Records contained in a dataset
---*---
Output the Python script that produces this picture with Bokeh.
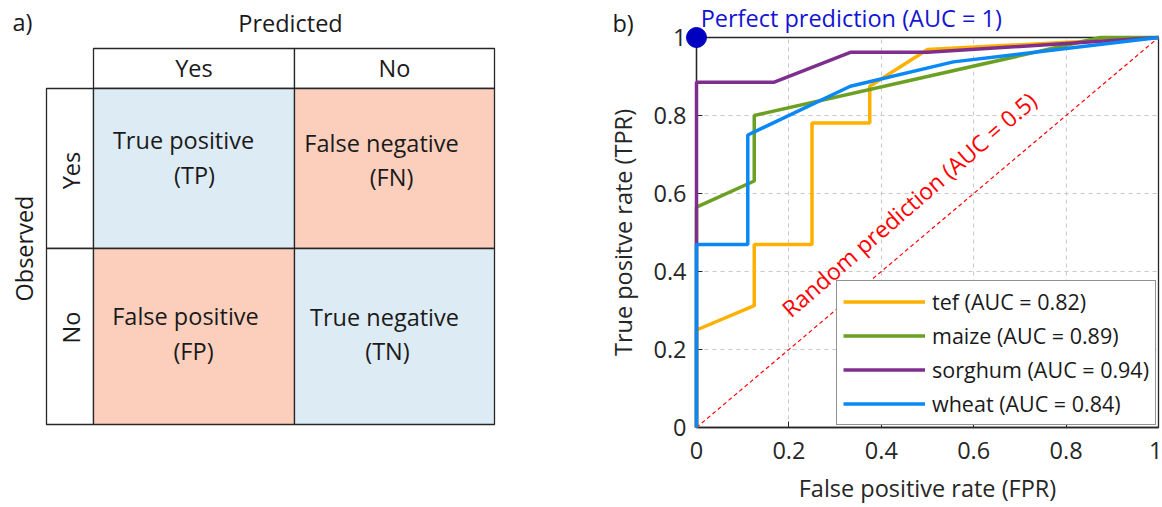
import math
from bokeh.plotting import figure
from bokeh.layouts import row
from bokeh.models import Range1d, Label, Legend, LegendItem, FixedTicker
from bokeh.core.properties import value
from bokeh.embed import file_html
from bokeh.resources import INLINE

FONT = "Open Sans"

# ---------------- data ----------------
# ROC curves (false positive rate, true positive rate)
tef_fpr = [0, 0, 0.125, 0.125, 0.25, 0.25, 0.375, 0.375, 0.5, 1]
tef_tpr = [0, 0.25, 0.3125, 0.469, 0.469, 0.781, 0.781, 0.875, 0.969, 1]
maize_fpr = [0, 0, 0.125, 0.125, 0.875, 1]
maize_tpr = [0, 0.565, 0.632, 0.8, 1, 1]
sorghum_fpr = [0, 0, 0.167, 0.333, 0.5, 1]
sorghum_tpr = [0, 0.885, 0.885, 0.962, 0.962, 1]
wheat_fpr = [0, 0, 0.111, 0.111, 0.333, 0.556, 1]
wheat_tpr = [0, 0.469, 0.469, 0.75, 0.875, 0.9375, 1]

crops = ["tef", "maize", "sorghum", "wheat"]
auc = [0.82, 0.89, 0.94, 0.84]
crop_colors = ["#FFB000", "#6BA022", "#7E2F8E", "#0A88F5"]
crop_fpr = [tef_fpr, maize_fpr, sorghum_fpr, wheat_fpr]
crop_tpr = [tef_tpr, maize_tpr, sorghum_tpr, wheat_tpr]

ticks = [0, 0.2, 0.4, 0.6, 0.8, 1]
tick_labels = ["0", "0.2", "0.4", "0.6", "0.8", "1"]

# confusion-matrix diagram
pred_labels = ["Yes", "No"]
obs_labels = ["Yes", "No"]
cell_line1 = [["True positive", "False negative"], ["False positive", "True negative"]]
cell_line2 = [["(TP)", "(FN)"], ["(FP)", "(TN)"]]
cell_colors = [["#DDEBF4", "#FCCFBD"], ["#FCCFBD", "#DDEBF4"]]

# ---------------- layout constants ----------------
H = 507
LW = 560
RW = 602
TOP = 37
BOTTOM = 80
TEXT_SIZE = "23.5px"
LINE_COL = "#262626"
TXT_COL = "#1a1a1a"

# ---------------- left panel (diagram) ----------------
left = figure(width=LW, height=H, x_range=Range1d(0, LW), y_range=Range1d(H - BOTTOM, TOP),
              output_backend="svg", toolbar_location=None,
              min_border_left=0, min_border_right=0,
              min_border_top=TOP, min_border_bottom=BOTTOM,
              x_axis_location=None, y_axis_location=None)
left.grid.visible = False
left.outline_line_color = None

col_x = [93, 294, 494]
row_y = [88, 248, 424]
head_top = 48
lab_left = 46

left.quad(left=col_x[:-1], right=col_x[1:], top=[head_top] * 2, bottom=[row_y[0]] * 2,
          fill_color="white", line_color=LINE_COL, line_width=1.3)
left.quad(left=[lab_left] * 2, right=[col_x[0]] * 2, top=row_y[:-1], bottom=row_y[1:],
          fill_color="white", line_color=LINE_COL, line_width=1.3)
ql, qr, qt, qb, qc = [], [], [], [], []
for r in range(2):
    for c in range(2):
        ql.append(col_x[c]); qr.append(col_x[c + 1])
        qt.append(row_y[r]); qb.append(row_y[r + 1])
        qc.append(cell_colors[r][c])
left.quad(left=ql, right=qr, top=qt, bottom=qb, fill_color=qc,
          line_color=LINE_COL, line_width=1.3)

def ltext(x, y, t, angle=0, align="center", size=TEXT_SIZE):
    left.text(x=[x], y=[y], text=[t], angle=angle, text_font=value(FONT),
              text_font_size=size, text_align=align, text_baseline="middle",
              text_color=TXT_COL, level="overlay")

ltext(12, 21, "a)", align="left")
ltext(290, 22, "Predicted")
for c in range(2):
    ltext((col_x[c] + col_x[c + 1]) / 2, 67, pred_labels[c])
ltext(23, 248, "Observed", angle=math.pi / 2)
ltext(70, 170, obs_labels[0], angle=math.pi / 2)
ltext(70, 327, obs_labels[1], angle=math.pi / 2)

line1_pos = [[(183, 139), (381, 142)], [(185, 315), (384, 316)]]
line2_pos = [[(194, 174), (391, 176)], [(193, 350), (387, 350)]]
for r in range(2):
    for c in range(2):
        ltext(*line1_pos[r][c], cell_line1[r][c])
        ltext(*line2_pos[r][c], cell_line2[r][c])

# ---------------- right panel (ROC) ----------------
p = figure(width=RW, height=H, x_range=Range1d(0, 1), y_range=Range1d(0, 1),
           output_backend="svg", toolbar_location=None,
           min_border_left=136, min_border_right=4, min_border_top=TOP, min_border_bottom=BOTTOM)
p.outline_line_color = LINE_COL
p.outline_line_width = 1.3

overrides = {t: l for t, l in zip(ticks, tick_labels)}
for ax in [p.xaxis[0], p.yaxis[0]]:
    ax.ticker = FixedTicker(ticks=ticks)
    ax.major_label_overrides = overrides
    ax.major_label_text_font = FONT
    ax.major_label_text_font_size = TEXT_SIZE
    ax.major_label_text_color = "#262626"
    ax.axis_label_text_font = FONT
    ax.axis_label_text_font_size = TEXT_SIZE
    ax.axis_label_text_font_style = "normal"
    ax.axis_label_text_color = "#262626"
    ax.major_tick_in = 6
    ax.major_tick_out = 0
    ax.minor_tick_line_color = None
    ax.axis_line_color = LINE_COL
    ax.axis_line_width = 1.3
    ax.major_tick_line_color = LINE_COL
p.xaxis.axis_label = "False positive rate (FPR)"
p.yaxis.axis_label = "True positve rate (TPR)"
p.xaxis.major_label_standoff = 14
p.xaxis.axis_label_standoff = 10
p.yaxis.major_label_standoff = 10
p.yaxis.axis_label_standoff = 11

for g in [p.xgrid[0], p.ygrid[0]]:
    g.ticker = FixedTicker(ticks=ticks)
    g.grid_line_color = "#c8c8c8"
    g.grid_line_dash = "4 4"
    g.grid_line_width = 1

# random prediction diagonal
p.line(x=[0, 1], y=[0, 1], line_color="#FF0000", line_width=1.2, line_dash="4 3")

items = []
for name, a, col, fx, ty in zip(crops, auc, crop_colors, crop_fpr, crop_tpr):
    r = p.line(x=fx, y=ty, line_color=col, line_width=3.5, level="overlay")
    items.append(LegendItem(label=f"{name} (AUC = {a:.2f})", renderers=[r]))

# perfect prediction point
p.scatter(x=[0], y=[1], size=20, fill_color="#0000C0", line_color="#0000C0", level="overlay")

p.text(x=[0.009], y=[1.049], text=["Perfect prediction (AUC = 1)"], text_font=value(FONT),
       text_font_size=TEXT_SIZE, text_color="#1414D2", text_baseline="middle",
       text_align="left", level="overlay")
p.text(x=[-0.182], y=[1.038], text=["b)"], text_font=value(FONT), text_font_size=TEXT_SIZE,
       text_color=TXT_COL, text_baseline="middle", text_align="left", level="overlay")
p.add_layout(Label(x=0.192, y=0.296, text="Random prediction (AUC = 0.5)", angle=41,
                   angle_units="deg", text_font=FONT, text_font_size="23px",
                   text_color="#FF0000", text_baseline="alphabetic", text_align="left"))

legend = Legend(items=items, location="bottom_right", border_line_color=LINE_COL,
                border_line_width=1.2, background_fill_color="white", background_fill_alpha=1,
                label_text_font=FONT, label_text_font_size="21.5px", label_text_color=TXT_COL,
                glyph_width=82, glyph_height=29, spacing=5, padding=6, margin=2,
                label_standoff=7)
p.add_layout(legend)

layout = row(left, p)
open("out.html", "w").write(file_html(layout, INLINE))
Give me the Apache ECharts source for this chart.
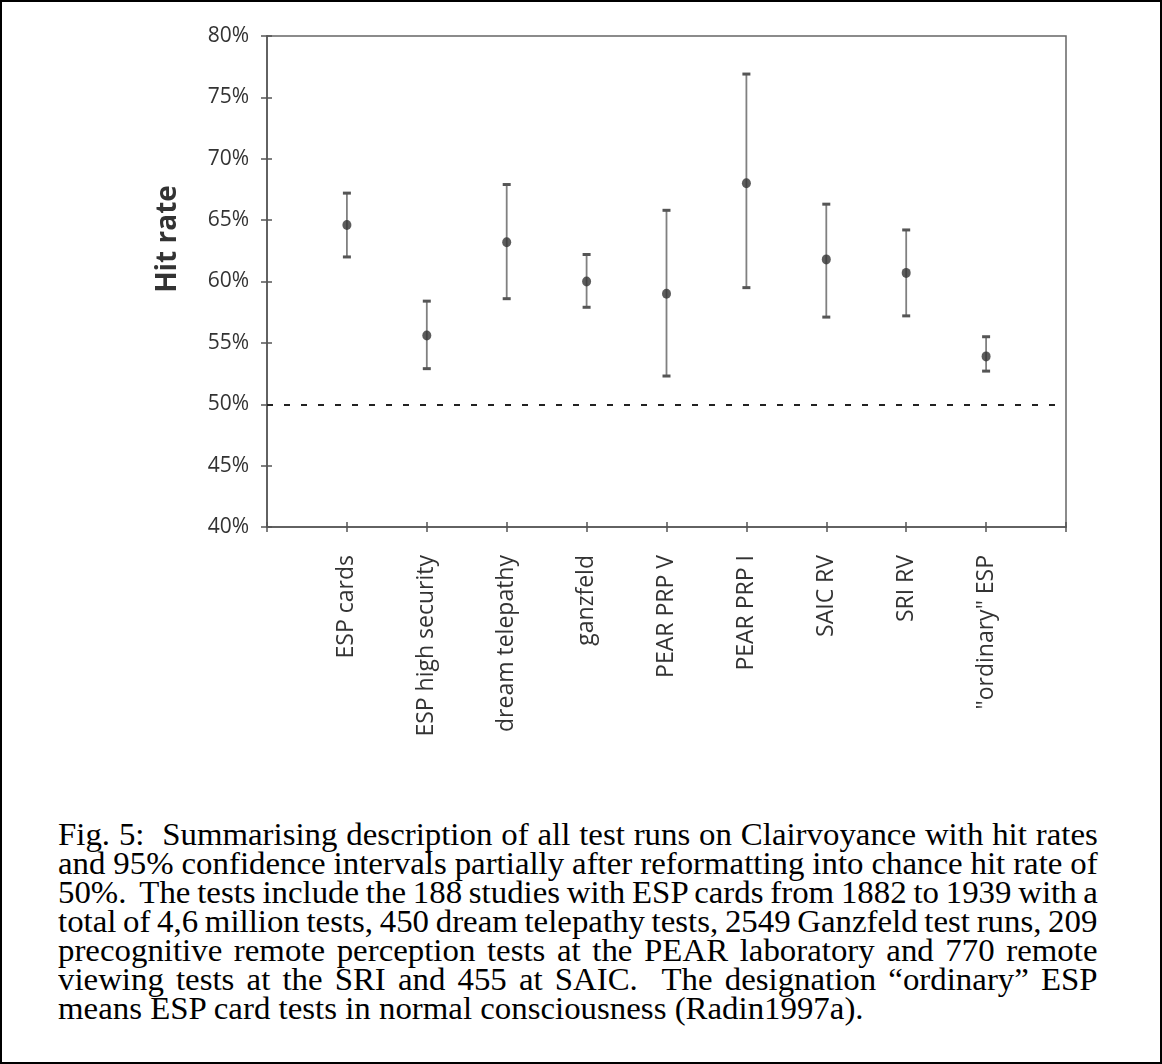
---*---
Instructions for the task ▸ Repeat the lines exactly as they stand, from the opening line of the data through the line with "wheat_tpr = [0, 0.469, 0.469, 0.75, 0.875, 0.9375, 1]". Pictures stay out of the copy.

Finished answer ▸
Output the Python script that produces this picture with Bokeh.
import math
from bokeh.plotting import figure
from bokeh.layouts import row
from bokeh.models import Range1d, Label, Legend, LegendItem, FixedTicker
from bokeh.core.properties import value
from bokeh.embed import file_html
from bokeh.resources import INLINE

FONT = "Open Sans"

# ---------------- data ----------------
# ROC curves (false positive rate, true positive rate)
tef_fpr = [0, 0, 0.125, 0.125, 0.25, 0.25, 0.375, 0.375, 0.5, 1]
tef_tpr = [0, 0.25, 0.3125, 0.469, 0.469, 0.781, 0.781, 0.875, 0.969, 1]
maize_fpr = [0, 0, 0.125, 0.125, 0.875, 1]
maize_tpr = [0, 0.565, 0.632, 0.8, 1, 1]
sorghum_fpr = [0, 0, 0.167, 0.333, 0.5, 1]
sorghum_tpr = [0, 0.885, 0.885, 0.962, 0.962, 1]
wheat_fpr = [0, 0, 0.111, 0.111, 0.333, 0.556, 1]
wheat_tpr = [0, 0.469, 0.469, 0.75, 0.875, 0.9375, 1]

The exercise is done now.